### Task brief
Copy out the data exactly, leaving the pictures behind.

□ □ □

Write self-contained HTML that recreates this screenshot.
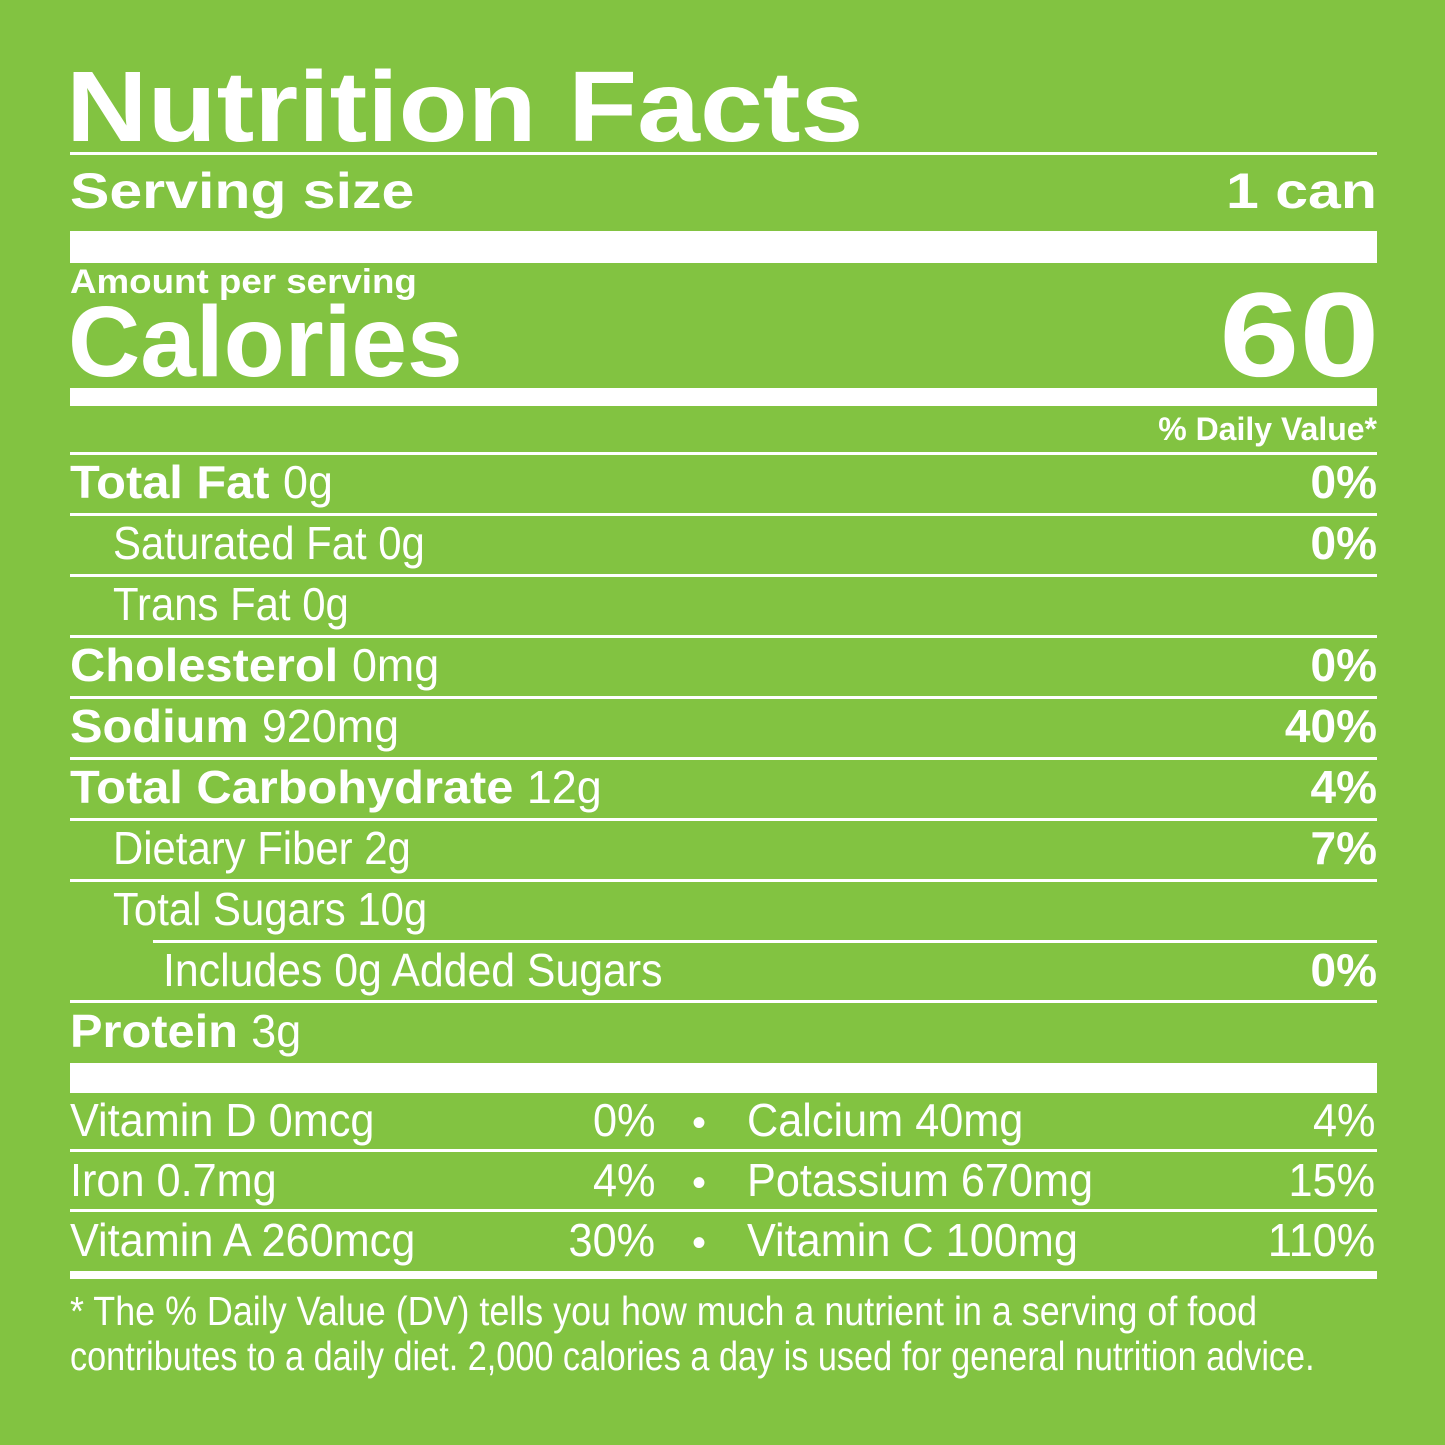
<!DOCTYPE html>
<html><head><meta charset="utf-8"><style>
body{margin:0}
#p{position:relative;width:1445px;height:1445px;background:#82c341;overflow:hidden;color:#fff;font-family:"Liberation Sans",sans-serif}
.t{position:absolute;line-height:1;white-space:nowrap;transform-origin:left top}
.b{font-weight:bold}
.n{transform:scaleX(0.92)}
span.n{display:inline-block;transform-origin:left center;font-weight:normal}
.r{transform-origin:right top}
.l{position:absolute;left:70px;width:1307px;background:#fff;height:3px}
</style></head><body>
<div id="p">
<div class="t b" style="left:66px;top:57px;font-size:100px;transform:scaleX(1.13)">Nutrition Facts</div>
<div class="l" style="top:152px"></div>
<div class="t b" style="left:70px;top:166px;font-size:50px;transform:scaleX(1.18)">Serving size</div>
<div class="t b r" style="right:68px;top:166px;font-size:50px;transform:scaleX(1.18)">1 can</div>
<div class="l" style="top:231px;height:32px"></div>
<div class="t b" style="left:70px;top:265px;font-size:34px;transform:scaleX(1.08)">Amount per serving</div>
<div class="t b" style="left:68px;top:292px;font-size:100px">Calories</div>
<div class="t b r" style="right:66px;top:275px;font-size:120px;transform:scaleX(1.2)">60</div>
<div class="l" style="top:388px;height:18px"></div>
<div class="t b r" style="right:68px;top:413px;font-size:32px">% Daily Value*</div>
<div class="l" style="top:452px"></div>

<div class="t b" style="left:70px;top:459px;font-size:46px;transform:scaleX(1.06)">Total Fat <span class="n">0g</span></div>
<div class="t b r" style="right:68px;top:459px;font-size:46px">0%</div>
<div class="l" style="top:513px"></div>
<div class="t n" style="left:113px;top:520px;font-size:46px;transform:scaleX(0.91)">Saturated Fat 0g</div>
<div class="t b r" style="right:68px;top:520px;font-size:46px">0%</div>
<div class="l" style="top:574px"></div>
<div class="t n" style="left:113px;top:581px;font-size:46px;transform:scaleX(0.91)">Trans Fat 0g</div>
<div class="l" style="top:635px"></div>
<div class="t b" style="left:70px;top:642px;font-size:46px;transform:scaleX(1.06)">Cholesterol <span class="n">0mg</span></div>
<div class="t b r" style="right:68px;top:642px;font-size:46px">0%</div>
<div class="l" style="top:696px"></div>
<div class="t b" style="left:70px;top:703px;font-size:46px;transform:scaleX(1.06)">Sodium <span class="n">920mg</span></div>
<div class="t b r" style="right:68px;top:703px;font-size:46px">40%</div>
<div class="l" style="top:757px"></div>
<div class="t b" style="left:70px;top:764px;font-size:46px;transform:scaleX(1.06)">Total Carbohydrate <span class="n">12g</span></div>
<div class="t b r" style="right:68px;top:764px;font-size:46px">4%</div>
<div class="l" style="top:818px"></div>
<div class="t n" style="left:113px;top:825px;font-size:46px;transform:scaleX(0.91)">Dietary Fiber 2g</div>
<div class="t b r" style="right:68px;top:825px;font-size:46px">7%</div>
<div class="l" style="top:879px"></div>
<div class="t n" style="left:113px;top:886px;font-size:46px;transform:scaleX(0.91)">Total Sugars 10g</div>
<div class="l" style="top:940px;left:153px;width:1224px"></div>
<div class="t n" style="left:163px;top:947px;font-size:46px;transform:scaleX(0.93)">Includes 0g Added Sugars</div>
<div class="t b r" style="right:68px;top:947px;font-size:46px">0%</div>
<div class="l" style="top:1000px"></div>
<div class="t b" style="left:70px;top:1008px;font-size:46px;transform:scaleX(1.06)">Protein <span class="n">3g</span></div>
<div class="l" style="top:1063px;height:30px"></div>

<div class="t n" style="left:70px;top:1097px;font-size:46px;transform:scaleX(0.94)">Vitamin D 0mcg</div>
<div class="t r" style="right:790px;top:1097px;font-size:46px;transform:scaleX(0.94)">0%</div>
<div class="t" style="left:692px;top:1103px;font-size:40px">•</div>
<div class="t n" style="left:747px;top:1097px;font-size:46px;transform:scaleX(0.94)">Calcium 40mg</div>
<div class="t r" style="right:70px;top:1097px;font-size:46px;transform:scaleX(0.94)">4%</div>
<div class="l" style="top:1149px"></div>
<div class="t n" style="left:70px;top:1157px;font-size:46px;transform:scaleX(0.94)">Iron 0.7mg</div>
<div class="t r" style="right:790px;top:1157px;font-size:46px;transform:scaleX(0.94)">4%</div>
<div class="t" style="left:692px;top:1163px;font-size:40px">•</div>
<div class="t n" style="left:747px;top:1157px;font-size:46px;transform:scaleX(0.94)">Potassium 670mg</div>
<div class="t r" style="right:70px;top:1157px;font-size:46px;transform:scaleX(0.94)">15%</div>
<div class="l" style="top:1209px"></div>
<div class="t n" style="left:70px;top:1217px;font-size:46px;transform:scaleX(0.94)">Vitamin A 260mcg</div>
<div class="t r" style="right:790px;top:1217px;font-size:46px;transform:scaleX(0.94)">30%</div>
<div class="t" style="left:692px;top:1223px;font-size:40px">•</div>
<div class="t n" style="left:747px;top:1217px;font-size:46px;transform:scaleX(0.94)">Vitamin C 100mg</div>
<div class="t r" style="right:70px;top:1217px;font-size:46px;transform:scaleX(0.94)">110%</div>
<div class="l" style="top:1271px;height:8px"></div>

<div class="t" style="left:70px;top:1291px;font-size:41px;transform:scaleX(0.875)">* The % Daily Value (DV) tells you how much a nutrient in a serving of food</div>
<div class="t" style="left:70px;top:1336px;font-size:41px;transform:scaleX(0.835)">contributes to a daily diet. 2,000 calories a day is used for general nutrition advice.</div>
</div>
</body></html>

□ □ □

### Response to the exercise
Write self-contained HTML that recreates this screenshot.
<!DOCTYPE html>
<html><head><meta charset="utf-8"><style>
body{margin:0}
#p{position:relative;width:1445px;height:1445px;background:#82c341;overflow:hidden;color:#fff;font-family:"Liberation Sans",sans-serif}
.t{position:absolute;line-height:1;white-space:nowrap;transform-origin:left top}
.b{font-weight:bold}
.n{transform:scaleX(0.92)}
span.n{display:inline-block;transform-origin:left center;font-weight:normal}
.r{transform-origin:right top}
.l{position:absolute;left:70px;width:1307px;background:#fff;height:3px}
</style></head><body>
<div id="p">
<div class="t b" style="left:66px;top:57px;font-size:100px;transform:scaleX(1.13)">Nutrition Facts</div>
<div class="l" style="top:152px"></div>
<div class="t b" style="left:70px;top:166px;font-size:50px;transform:scaleX(1.18)">Serving size</div>
<div class="t b r" style="right:68px;top:166px;font-size:50px;transform:scaleX(1.18)">1 can</div>
<div class="l" style="top:231px;height:32px"></div>
<div class="t b" style="left:70px;top:265px;font-size:34px;transform:scaleX(1.08)">Amount per serving</div>
<div class="t b" style="left:68px;top:292px;font-size:100px">Calories</div>
<div class="t b r" style="right:66px;top:275px;font-size:120px;transform:scaleX(1.2)">60</div>
<div class="l" style="top:388px;height:18px"></div>
<div class="t b r" style="right:68px;top:413px;font-size:32px">% Daily Value*</div>
<div class="l" style="top:452px"></div>

<div class="t b" style="left:70px;top:459px;font-size:46px;transform:scaleX(1.06)">Total Fat <span class="n">0g</span></div>
<div class="t b r" style="right:68px;top:459px;font-size:46px">0%</div>
<div class="l" style="top:513px"></div>
<div class="t n" style="left:113px;top:520px;font-size:46px;transform:scaleX(0.91)">Saturated Fat 0g</div>
<div class="t b r" style="right:68px;top:520px;font-size:46px">0%</div>
<div class="l" style="top:574px"></div>
<div class="t n" style="left:113px;top:581px;font-size:46px;transform:scaleX(0.91)">Trans Fat 0g</div>
<div class="l" style="top:635px"></div>
<div class="t b" style="left:70px;top:642px;font-size:46px;transform:scaleX(1.06)">Cholesterol <span class="n">0mg</span></div>
<div class="t b r" style="right:68px;top:642px;font-size:46px">0%</div>
<div class="l" style="top:696px"></div>
<div class="t b" style="left:70px;top:703px;font-size:46px;transform:scaleX(1.06)">Sodium <span class="n">920mg</span></div>
<div class="t b r" style="right:68px;top:703px;font-size:46px">40%</div>
<div class="l" style="top:757px"></div>
<div class="t b" style="left:70px;top:764px;font-size:46px;transform:scaleX(1.06)">Total Carbohydrate <span class="n">12g</span></div>
<div class="t b r" style="right:68px;top:764px;font-size:46px">4%</div>
<div class="l" style="top:818px"></div>
<div class="t n" style="left:113px;top:825px;font-size:46px;transform:scaleX(0.91)">Dietary Fiber 2g</div>
<div class="t b r" style="right:68px;top:825px;font-size:46px">7%</div>
<div class="l" style="top:879px"></div>
<div class="t n" style="left:113px;top:886px;font-size:46px;transform:scaleX(0.91)">Total Sugars 10g</div>
<div class="l" style="top:940px;left:153px;width:1224px"></div>
<div class="t n" style="left:163px;top:947px;font-size:46px;transform:scaleX(0.93)">Includes 0g Added Sugars</div>
<div class="t b r" style="right:68px;top:947px;font-size:46px">0%</div>
<div class="l" style="top:1000px"></div>
<div class="t b" style="left:70px;top:1008px;font-size:46px;transform:scaleX(1.06)">Protein <span class="n">3g</span></div>
<div class="l" style="top:1063px;height:30px"></div>

<div class="t n" style="left:70px;top:1097px;font-size:46px;transform:scaleX(0.94)">Vitamin D 0mcg</div>
<div class="t r" style="right:790px;top:1097px;font-size:46px;transform:scaleX(0.94)">0%</div>
<div class="t" style="left:692px;top:1103px;font-size:40px">•</div>
<div class="t n" style="left:747px;top:1097px;font-size:46px;transform:scaleX(0.94)">Calcium 40mg</div>
<div class="t r" style="right:70px;top:1097px;font-size:46px;transform:scaleX(0.94)">4%</div>
<div class="l" style="top:1149px"></div>
<div class="t n" style="left:70px;top:1157px;font-size:46px;transform:scaleX(0.94)">Iron 0.7mg</div>
<div class="t r" style="right:790px;top:1157px;font-size:46px;transform:scaleX(0.94)">4%</div>
<div class="t" style="left:692px;top:1163px;font-size:40px">•</div>
<div class="t n" style="left:747px;top:1157px;font-size:46px;transform:scaleX(0.94)">Potassium 670mg</div>
<div class="t r" style="right:70px;top:1157px;font-size:46px;transform:scaleX(0.94)">15%</div>
<div class="l" style="top:1209px"></div>
<div class="t n" style="left:70px;top:1217px;font-size:46px;transform:scaleX(0.94)">Vitamin A 260mcg</div>
<div class="t r" style="right:790px;top:1217px;font-size:46px;transform:scaleX(0.94)">30%</div>
<div class="t" style="left:692px;top:1223px;font-size:40px">•</div>
<div class="t n" style="left:747px;top:1217px;font-size:46px;transform:scaleX(0.94)">Vitamin C 100mg</div>
<div class="t r" style="right:70px;top:1217px;font-size:46px;transform:scaleX(0.94)">110%</div>
<div class="l" style="top:1271px;height:8px"></div>

<div class="t" style="left:70px;top:1291px;font-size:41px;transform:scaleX(0.875)">* The % Daily Value (DV) tells you how much a nutrient in a serving of food</div>
<div class="t" style="left:70px;top:1336px;font-size:41px;transform:scaleX(0.835)">contributes to a daily diet. 2,000 calories a day is used for general nutrition advice.</div>
</div>
</body></html>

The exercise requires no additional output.